In June of 2015, the now ex-Governor of Guerrero instructed Civil Registries to allow same-sex couples to marry in the state. He was witness to a mass wedding in Acapulco the following July, but in January of 2016, the head of Acapulco’s Civil Registry dismissed the legality of the weddings observed since then due to the Guerrero Civil Code retaining the heterosexual definition of marriage, and stated that they would not be recognized by the Registry.

During a press conference for the planned mass wedding on Valentine’s Day, the head of the State Civil Registry Department announced that all marriages performed in Guerrero since the executive order are legally valid, although the recognition and act of performing them falls on each municipality within the state.

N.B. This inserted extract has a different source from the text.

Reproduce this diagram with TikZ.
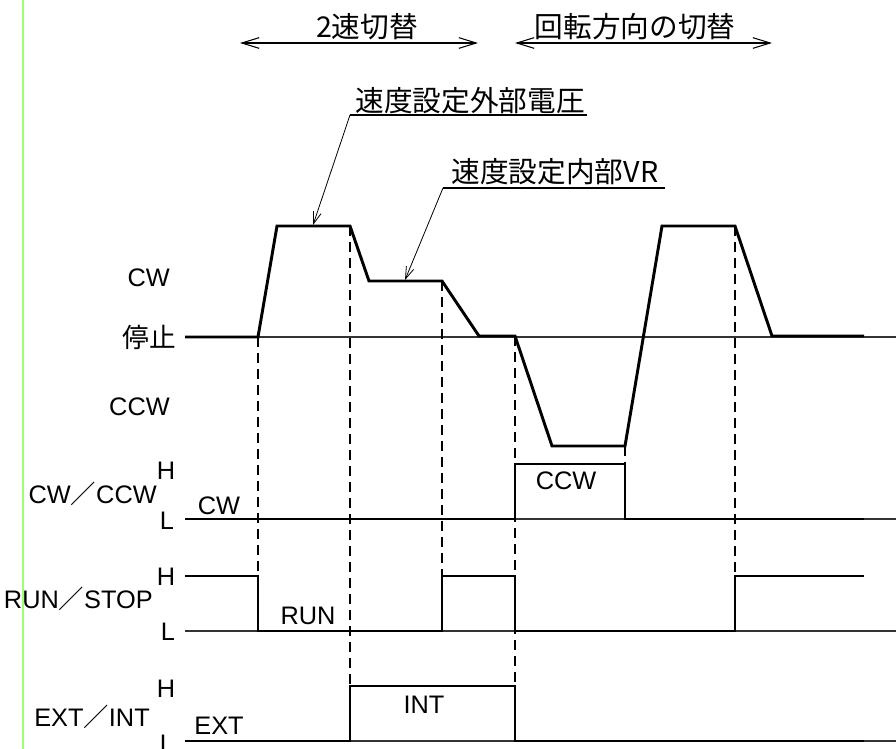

In Mexico, same-sex marriages are recognized on both a state and a federal level and couples can always turn to the court system to obtain an injunction in any place in the country that does not perform same-sex weddings, but the process can be both timely and expensive. Only Mexico City and the states of Coahuila, Chihuahua, some registries in Guerrero, Jalisco, Nayarit and Quintana Roo perform marriages freely.

Earlier this month, the Guerrero Association of Gays and Lesbians announced their intention of taking Civil Registries to court. The first case mentioned at the press conference was that of a lesbian couple who married in Acapulco a month before the Civil Registry’s statement against the recognition of marriages brought about by the Governor’s order. A district judge ruled for the couple and the attorney representing the women says that four more suits are in the works.

Although seen as a good first step, having states issue marriage licenses through executive orders can run the risk of causing distress to couples if state leaders or registry department heads change and are replaced with people not open to the idea.

A bill to codify and change the matrimonial language on the state’s books to gender-neutral is currently stalled in Congress. The passage of the bill would erase any hurdle for obtaining a marriage license and guarantee that the couples have all the benefits of heterosexual spouses.